Seguramente esta parte de la historia no se ha terminado de escribir. Hace unos meses, el director de una galería en Nueva York me comentaba con entusiasmo a su regreso de la Isla que las cosas allí estaban cambiando. Es un cubanoamericano que no entiende que las cosas en ese país cambiaron en 1959, cuando la clase obrera tomó el poder; un sueño que no se ajusta a la democracia con que cuenta la izquierda capitalista, especialmente en Estados Unidos.
En Miami, por ejemplo, una nueva manera de analizar la problemática del exilio comienza a ganar popularidad entre académicos venidos recientemente de otras partes del mundo, un grupo de capitalistas que hoy fungen como aliados de la cultura cubana (business people, básicamente), y los artistas e intelectuales de siempre. Un circuito perverso, diría yo, donde confluyen la desinformación como forma programada de evasión y un nuevo tipo de utopía coherente con la nueva realidad de Cuba.
En México, trataba de entender el pensamiento político de los artistas que me rodeaban, que era diverso pero prudente: “La libertad es el respeto al derecho ajeno”, escuché decir muchas veces. Un día escribí una nota, una idea: formas de escape = formas de arte; ¿no es cierto?

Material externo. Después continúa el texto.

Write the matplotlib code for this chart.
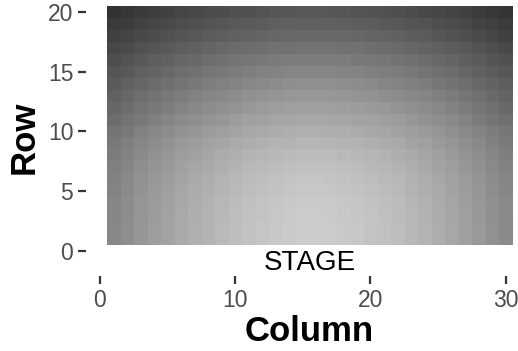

Un artista adoctrinado es un artista resignado, limitado por sus creencias. En este aspecto considero que toda utopía constituye también una limitación; una autolimitación, para ser exacto. Creo que los procesos creativos tienen que ver con la manera en que vemos el mundo, pero no justifican la manera en que queremos que sea el mundo.
La libertad es todavía un sueño para cualquier cubano, viva donde viva. Ante la imposibilidad de sentirme completamente libre, procuro, al menos, seguir siendo creativo. Por eso siempre trato de impulsar mis propuestas hacia un nuevo nivel de acción, para ayudar a liberarlas.

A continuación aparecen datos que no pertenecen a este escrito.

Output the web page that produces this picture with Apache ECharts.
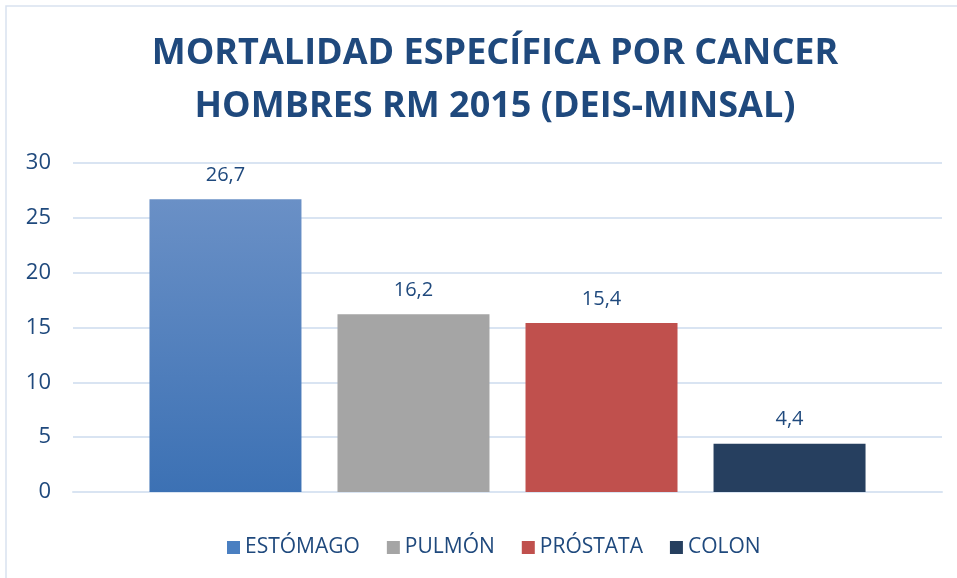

¿Cómo concibes la idea del campo cultural y cómo te insertas y te alejas de su centro?
El campo de las artes visuales tiene reglas específicas que son características del medio mismo, que no se aprenden en la escuela. Artistas e intelectuales participan en un juego donde no es precisamente necesario ganar o perder, y donde, me atrevería a decir, las probabilidades de errar son mayores que las de acertar. Arte y política no van de la mano, pero muchos en el medio insisten en relacionarlas, creando barreras que atentan contra la obra de arte, básicamente.

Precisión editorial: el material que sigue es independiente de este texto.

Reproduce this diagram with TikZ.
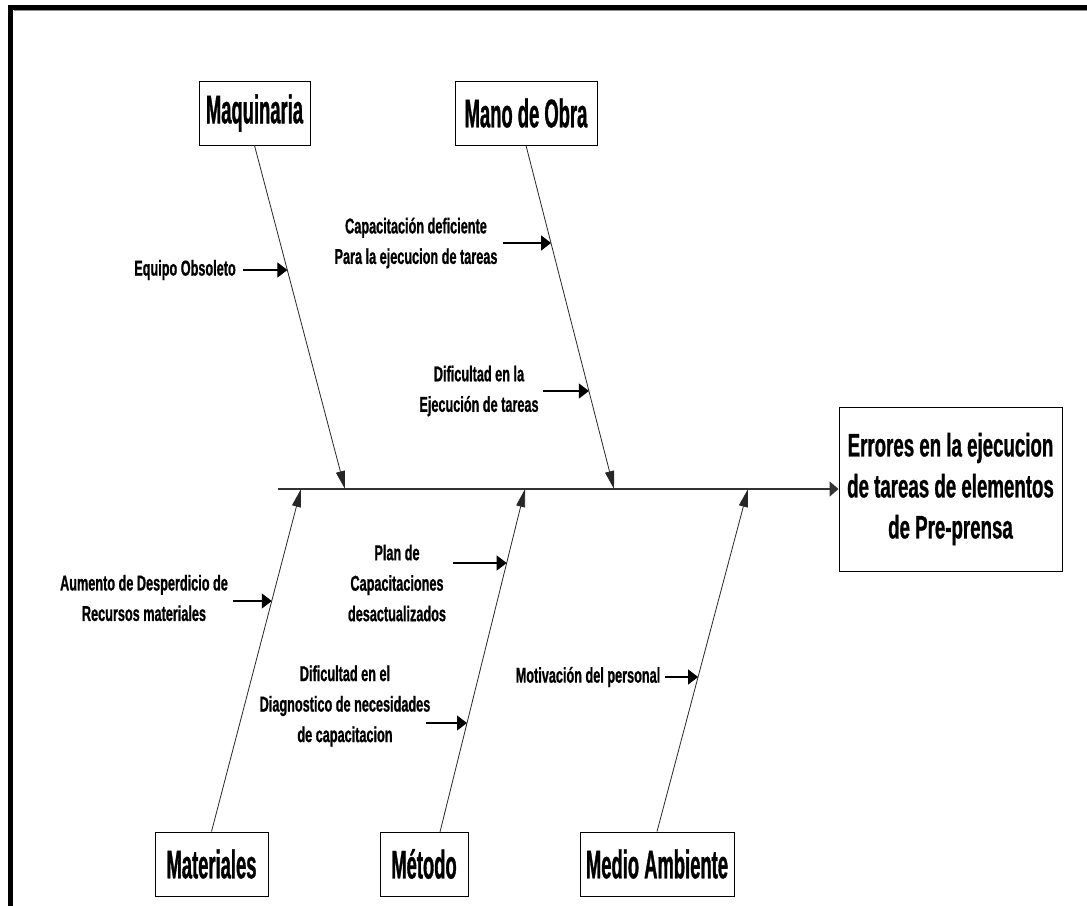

Comencé desde muy joven a interactuar, primero con el mundo en el que me tocó crecer como artista: La Habana de los ochenta; y después con otros centros de actividad cultural durante mi estancia en México y en Estados Unidos. Pensando en ello, creo que por lo general me acerco al círculo del arte para proponer o para exhibir, y me alejo de este para crecer como artista.